___ INFORMATION GIVEN ___
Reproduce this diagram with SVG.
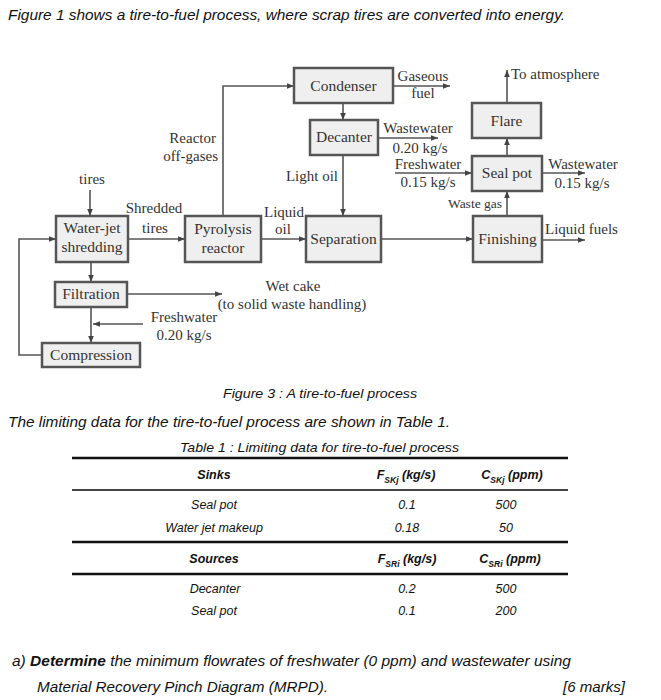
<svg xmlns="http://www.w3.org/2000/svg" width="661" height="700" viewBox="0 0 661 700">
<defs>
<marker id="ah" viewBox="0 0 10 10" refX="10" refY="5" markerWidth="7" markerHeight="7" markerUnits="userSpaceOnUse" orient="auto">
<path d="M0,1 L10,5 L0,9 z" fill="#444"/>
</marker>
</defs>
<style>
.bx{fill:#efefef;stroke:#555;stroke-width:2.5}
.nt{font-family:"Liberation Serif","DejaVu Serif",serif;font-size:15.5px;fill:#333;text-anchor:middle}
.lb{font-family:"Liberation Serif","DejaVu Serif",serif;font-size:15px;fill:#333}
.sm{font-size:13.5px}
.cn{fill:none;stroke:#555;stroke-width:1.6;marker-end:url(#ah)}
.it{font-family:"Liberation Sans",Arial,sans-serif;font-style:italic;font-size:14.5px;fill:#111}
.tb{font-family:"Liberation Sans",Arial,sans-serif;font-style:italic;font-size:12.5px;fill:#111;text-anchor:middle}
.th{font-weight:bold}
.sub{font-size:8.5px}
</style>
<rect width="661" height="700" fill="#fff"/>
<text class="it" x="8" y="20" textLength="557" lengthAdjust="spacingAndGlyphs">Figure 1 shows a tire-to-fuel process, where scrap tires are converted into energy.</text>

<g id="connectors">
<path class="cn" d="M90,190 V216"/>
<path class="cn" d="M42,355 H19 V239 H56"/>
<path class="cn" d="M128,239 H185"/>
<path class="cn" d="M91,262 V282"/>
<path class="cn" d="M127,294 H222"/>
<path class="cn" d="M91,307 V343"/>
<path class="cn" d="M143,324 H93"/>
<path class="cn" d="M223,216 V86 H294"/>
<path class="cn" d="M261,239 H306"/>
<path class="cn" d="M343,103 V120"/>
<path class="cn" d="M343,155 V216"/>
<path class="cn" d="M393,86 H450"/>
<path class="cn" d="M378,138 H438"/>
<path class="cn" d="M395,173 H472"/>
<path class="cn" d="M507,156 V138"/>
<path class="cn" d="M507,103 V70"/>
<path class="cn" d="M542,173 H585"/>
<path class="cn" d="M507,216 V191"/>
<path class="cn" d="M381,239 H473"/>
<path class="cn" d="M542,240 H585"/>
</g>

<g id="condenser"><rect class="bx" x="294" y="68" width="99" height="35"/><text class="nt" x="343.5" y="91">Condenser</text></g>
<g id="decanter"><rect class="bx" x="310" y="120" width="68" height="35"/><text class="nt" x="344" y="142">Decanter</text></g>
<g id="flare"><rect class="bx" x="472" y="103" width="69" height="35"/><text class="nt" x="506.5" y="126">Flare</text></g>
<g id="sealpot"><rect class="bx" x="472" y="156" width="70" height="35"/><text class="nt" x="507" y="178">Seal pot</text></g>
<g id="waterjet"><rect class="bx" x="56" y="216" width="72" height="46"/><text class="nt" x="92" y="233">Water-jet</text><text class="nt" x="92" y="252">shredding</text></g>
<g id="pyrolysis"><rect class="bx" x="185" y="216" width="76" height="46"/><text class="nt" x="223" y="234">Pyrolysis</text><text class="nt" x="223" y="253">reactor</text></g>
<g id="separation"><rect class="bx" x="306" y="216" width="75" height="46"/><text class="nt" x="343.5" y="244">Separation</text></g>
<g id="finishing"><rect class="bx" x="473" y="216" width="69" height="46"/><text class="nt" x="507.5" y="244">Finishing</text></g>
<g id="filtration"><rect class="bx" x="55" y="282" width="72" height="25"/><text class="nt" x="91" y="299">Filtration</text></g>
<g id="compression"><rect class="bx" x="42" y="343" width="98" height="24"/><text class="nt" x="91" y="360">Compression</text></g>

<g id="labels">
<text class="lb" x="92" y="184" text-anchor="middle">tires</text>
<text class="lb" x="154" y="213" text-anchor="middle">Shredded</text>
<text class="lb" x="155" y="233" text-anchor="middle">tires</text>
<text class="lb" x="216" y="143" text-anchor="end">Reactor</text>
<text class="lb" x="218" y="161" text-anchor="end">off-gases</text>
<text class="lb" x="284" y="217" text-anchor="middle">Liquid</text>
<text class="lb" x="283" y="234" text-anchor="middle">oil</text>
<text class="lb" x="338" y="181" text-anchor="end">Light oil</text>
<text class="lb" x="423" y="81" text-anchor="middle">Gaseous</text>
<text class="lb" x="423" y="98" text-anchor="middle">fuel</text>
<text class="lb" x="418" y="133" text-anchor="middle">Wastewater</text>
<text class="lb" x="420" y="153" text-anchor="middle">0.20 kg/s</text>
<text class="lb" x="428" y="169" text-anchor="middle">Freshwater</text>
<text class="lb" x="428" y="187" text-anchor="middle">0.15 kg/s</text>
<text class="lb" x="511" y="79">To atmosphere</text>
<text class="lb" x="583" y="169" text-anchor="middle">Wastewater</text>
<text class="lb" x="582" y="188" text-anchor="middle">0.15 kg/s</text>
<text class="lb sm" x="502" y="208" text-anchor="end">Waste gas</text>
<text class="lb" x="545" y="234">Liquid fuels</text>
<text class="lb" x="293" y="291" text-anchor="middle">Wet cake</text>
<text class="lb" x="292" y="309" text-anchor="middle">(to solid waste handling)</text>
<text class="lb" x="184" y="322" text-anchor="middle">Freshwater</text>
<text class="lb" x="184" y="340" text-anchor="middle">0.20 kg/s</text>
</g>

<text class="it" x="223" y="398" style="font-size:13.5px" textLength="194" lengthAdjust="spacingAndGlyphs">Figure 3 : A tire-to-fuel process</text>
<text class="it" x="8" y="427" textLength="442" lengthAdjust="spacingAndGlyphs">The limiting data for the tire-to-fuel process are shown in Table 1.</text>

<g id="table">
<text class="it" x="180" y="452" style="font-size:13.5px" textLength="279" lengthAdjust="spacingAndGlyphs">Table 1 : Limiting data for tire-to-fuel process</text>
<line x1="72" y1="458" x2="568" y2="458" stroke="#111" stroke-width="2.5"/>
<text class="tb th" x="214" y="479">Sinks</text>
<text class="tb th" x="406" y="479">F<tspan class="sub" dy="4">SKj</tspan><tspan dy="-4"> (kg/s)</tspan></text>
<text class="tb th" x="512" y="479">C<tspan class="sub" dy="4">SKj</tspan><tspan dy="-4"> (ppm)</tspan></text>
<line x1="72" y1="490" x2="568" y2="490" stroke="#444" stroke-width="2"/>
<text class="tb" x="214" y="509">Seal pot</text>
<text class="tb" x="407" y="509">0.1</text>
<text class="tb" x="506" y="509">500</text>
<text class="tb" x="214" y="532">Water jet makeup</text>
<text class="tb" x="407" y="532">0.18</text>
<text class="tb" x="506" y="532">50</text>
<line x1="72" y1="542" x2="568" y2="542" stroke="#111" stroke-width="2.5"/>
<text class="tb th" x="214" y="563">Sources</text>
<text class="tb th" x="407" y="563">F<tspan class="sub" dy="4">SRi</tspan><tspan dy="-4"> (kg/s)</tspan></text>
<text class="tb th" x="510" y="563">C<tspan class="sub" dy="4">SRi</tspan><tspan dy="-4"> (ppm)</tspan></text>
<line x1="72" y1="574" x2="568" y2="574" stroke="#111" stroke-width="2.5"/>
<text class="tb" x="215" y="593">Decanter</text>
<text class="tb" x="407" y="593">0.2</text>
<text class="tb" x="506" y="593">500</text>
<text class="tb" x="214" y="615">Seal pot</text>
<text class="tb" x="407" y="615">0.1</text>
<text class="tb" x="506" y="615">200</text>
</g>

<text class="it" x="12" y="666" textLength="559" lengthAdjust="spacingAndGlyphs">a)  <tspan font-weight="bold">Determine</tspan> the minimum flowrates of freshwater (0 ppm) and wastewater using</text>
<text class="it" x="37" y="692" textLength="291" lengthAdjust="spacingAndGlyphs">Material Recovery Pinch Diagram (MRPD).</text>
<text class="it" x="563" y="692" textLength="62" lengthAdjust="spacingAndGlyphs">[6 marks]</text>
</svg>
___
___ INFORMATION GIVEN ___
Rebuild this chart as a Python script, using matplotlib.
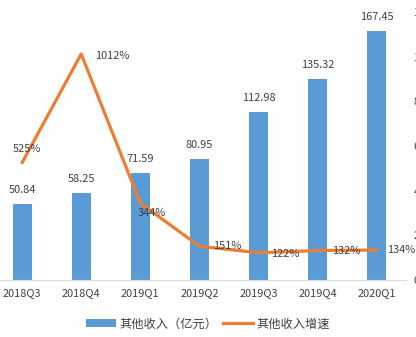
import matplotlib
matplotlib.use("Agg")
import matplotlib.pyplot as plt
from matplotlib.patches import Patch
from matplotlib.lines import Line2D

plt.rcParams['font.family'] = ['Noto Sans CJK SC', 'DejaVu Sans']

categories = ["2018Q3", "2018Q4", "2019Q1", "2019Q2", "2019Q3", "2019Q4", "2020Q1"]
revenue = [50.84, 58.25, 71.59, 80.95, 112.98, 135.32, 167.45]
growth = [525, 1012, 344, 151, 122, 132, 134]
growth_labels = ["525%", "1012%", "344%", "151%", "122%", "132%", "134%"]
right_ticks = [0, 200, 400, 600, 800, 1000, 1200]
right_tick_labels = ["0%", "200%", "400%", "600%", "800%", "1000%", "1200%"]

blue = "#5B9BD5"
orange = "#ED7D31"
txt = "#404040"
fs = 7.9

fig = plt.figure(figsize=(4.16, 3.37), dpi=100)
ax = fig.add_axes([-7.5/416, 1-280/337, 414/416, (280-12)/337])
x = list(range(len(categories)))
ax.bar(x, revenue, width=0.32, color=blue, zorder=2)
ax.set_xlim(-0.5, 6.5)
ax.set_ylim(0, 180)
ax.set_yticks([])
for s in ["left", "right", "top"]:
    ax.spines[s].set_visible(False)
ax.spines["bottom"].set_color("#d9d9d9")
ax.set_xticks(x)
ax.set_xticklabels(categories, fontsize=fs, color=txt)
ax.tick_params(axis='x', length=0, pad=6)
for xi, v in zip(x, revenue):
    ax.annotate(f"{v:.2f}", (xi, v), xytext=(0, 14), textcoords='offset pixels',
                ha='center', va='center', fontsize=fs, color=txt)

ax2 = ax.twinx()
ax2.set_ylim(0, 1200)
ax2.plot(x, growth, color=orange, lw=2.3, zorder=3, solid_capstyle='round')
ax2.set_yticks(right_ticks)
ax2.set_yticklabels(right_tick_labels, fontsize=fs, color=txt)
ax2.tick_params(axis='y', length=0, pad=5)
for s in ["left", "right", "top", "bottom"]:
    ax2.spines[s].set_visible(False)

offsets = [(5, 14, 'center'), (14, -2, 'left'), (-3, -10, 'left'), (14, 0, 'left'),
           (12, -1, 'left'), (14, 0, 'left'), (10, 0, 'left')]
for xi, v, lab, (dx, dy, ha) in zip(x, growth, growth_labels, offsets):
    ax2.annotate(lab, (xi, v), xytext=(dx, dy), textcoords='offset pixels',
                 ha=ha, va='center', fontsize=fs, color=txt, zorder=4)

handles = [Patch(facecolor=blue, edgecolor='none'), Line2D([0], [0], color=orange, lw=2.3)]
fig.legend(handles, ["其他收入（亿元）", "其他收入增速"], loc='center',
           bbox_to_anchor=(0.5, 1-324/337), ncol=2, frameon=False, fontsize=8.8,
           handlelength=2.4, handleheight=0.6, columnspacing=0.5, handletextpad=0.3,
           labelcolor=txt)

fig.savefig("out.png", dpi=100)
___
Restate word for word the part that opens with the line containing "Rebuild this chart" and closes with the line containing "ha='center', va='center', fontsize=fs, color=txt)", both ends included, and nothing else. Omit any images.

-- EXERCISE OUTPUT --
Rebuild this chart as a Python script, using matplotlib.
import matplotlib
matplotlib.use("Agg")
import matplotlib.pyplot as plt
from matplotlib.patches import Patch
from matplotlib.lines import Line2D

plt.rcParams['font.family'] = ['Noto Sans CJK SC', 'DejaVu Sans']

categories = ["2018Q3", "2018Q4", "2019Q1", "2019Q2", "2019Q3", "2019Q4", "2020Q1"]
revenue = [50.84, 58.25, 71.59, 80.95, 112.98, 135.32, 167.45]
growth = [525, 1012, 344, 151, 122, 132, 134]
growth_labels = ["525%", "1012%", "344%", "151%", "122%", "132%", "134%"]
right_ticks = [0, 200, 400, 600, 800, 1000, 1200]
right_tick_labels = ["0%", "200%", "400%", "600%", "800%", "1000%", "1200%"]

blue = "#5B9BD5"
orange = "#ED7D31"
txt = "#404040"
fs = 7.9

fig = plt.figure(figsize=(4.16, 3.37), dpi=100)
ax = fig.add_axes([-7.5/416, 1-280/337, 414/416, (280-12)/337])
x = list(range(len(categories)))
ax.bar(x, revenue, width=0.32, color=blue, zorder=2)
ax.set_xlim(-0.5, 6.5)
ax.set_ylim(0, 180)
ax.set_yticks([])
for s in ["left", "right", "top"]:
    ax.spines[s].set_visible(False)
ax.spines["bottom"].set_color("#d9d9d9")
ax.set_xticks(x)
ax.set_xticklabels(categories, fontsize=fs, color=txt)
ax.tick_params(axis='x', length=0, pad=6)
for xi, v in zip(x, revenue):
    ax.annotate(f"{v:.2f}", (xi, v), xytext=(0, 14), textcoords='offset pixels',
                ha='center', va='center', fontsize=fs, color=txt)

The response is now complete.